How management changes outcomes
Professional property management can improve occupancy, speed up lease‑ups, lower delinquency, and bring vendor pricing efficiencies. Fees often range from 4–10% of collected rent, plus leasing and placement fees. On small portfolios, compare self‑management versus professional management in your pro forma. Model the management fee, then offset with lower vacancy and faster turns to see the net effect on NOI and cash flow.
Your next steps in Williamson County
- Define your target cities and building vintage based on commute access and tenant demand.
- Pull rent comps from ACTRIS, major rental platforms, and local property managers.
- Verify zoning and permitted use with the relevant city planning department.
- Confirm full tax burden via the Williamson County Appraisal District and taxing entities, including any MUD.
- Interview at least two local property managers and request sample P&Ls and vacancy metrics.
- Get quotes from lenders that finance 2–4 unit properties, including owner‑occupied and DSCR options.
- Build your pro forma with conservative vacancy, realistic expenses, and capital reserves. Stress‑test taxes and interest rates.
Ready to run the numbers on a specific duplex or 4‑plex and align them with your goals? For local comps, zoning checks, and an investor‑minded purchase plan, connect with Chet Smith for hands‑on guidance from search to close.
FAQs
What makes Williamson County appealing for small multifamily investors?
- The county’s position in the Austin–Round Rock metro, access to major employers, and strong commute corridors have historically supported solid rental demand across cities like Round Rock, Georgetown, Cedar Park, and Leander.
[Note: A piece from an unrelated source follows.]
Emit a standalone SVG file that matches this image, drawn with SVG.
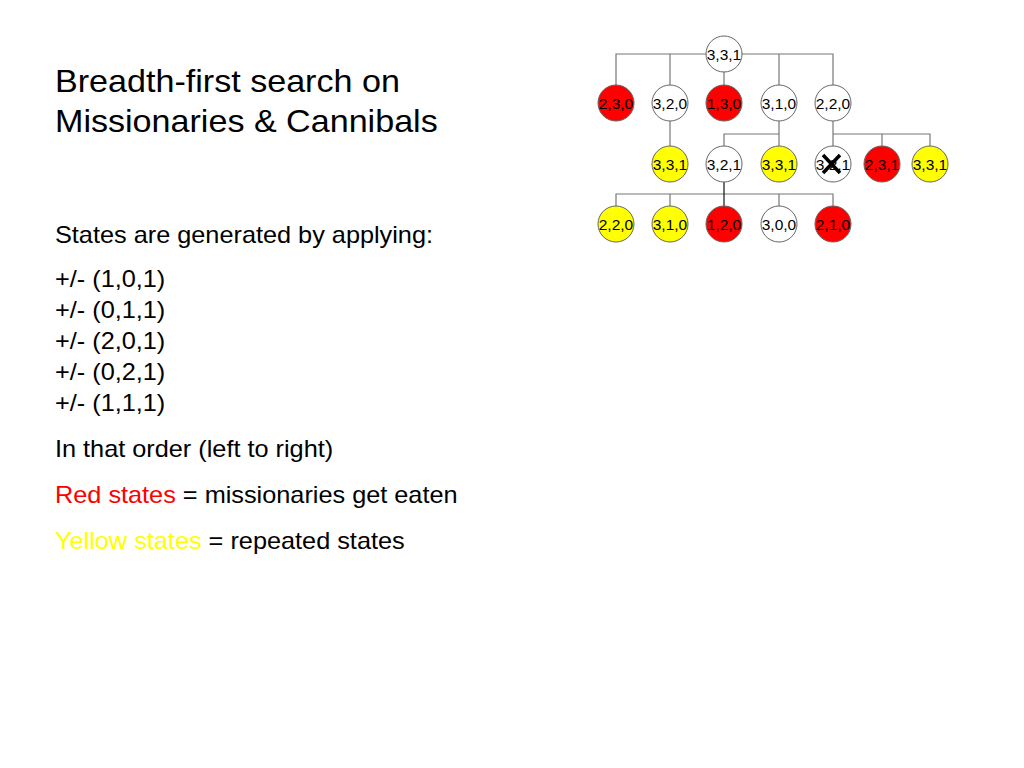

How do property taxes and MUDs impact duplex cash flow in Williamson County?
- Taxes often represent the largest single expense; confirm county, city, school district, and any MUD assessments because they can materially change your NOI and cash‑on‑cash returns.
Are duplexes or 4‑plexes allowed everywhere in Round Rock, Cedar Park, or Georgetown?
- Zoning is city‑specific; verify permitted uses on the parcel with each city’s planning and development department and confirm any special permits or nonconforming use issues.
What operating expense ratio is realistic for a 4‑plex here?
- Many small multifamily assets operate between 35–50% of EGI, with newer or professionally managed properties on the lower end and older properties on the higher end.
Can I use FHA to buy a 4‑plex in Williamson County if I live in one unit?
- Yes, FHA financing can allow as little as 3.5% down on 2–4 units for owner‑occupants, subject to program rules and underwriting; verify details and limits with a local lender.
What vacancy rate should I use to underwrite duplexes near Austin?
- Use current local data and stress‑test with a conservative 5–10% vacancy assumption to ensure your pro forma remains resilient through normal turnover cycles.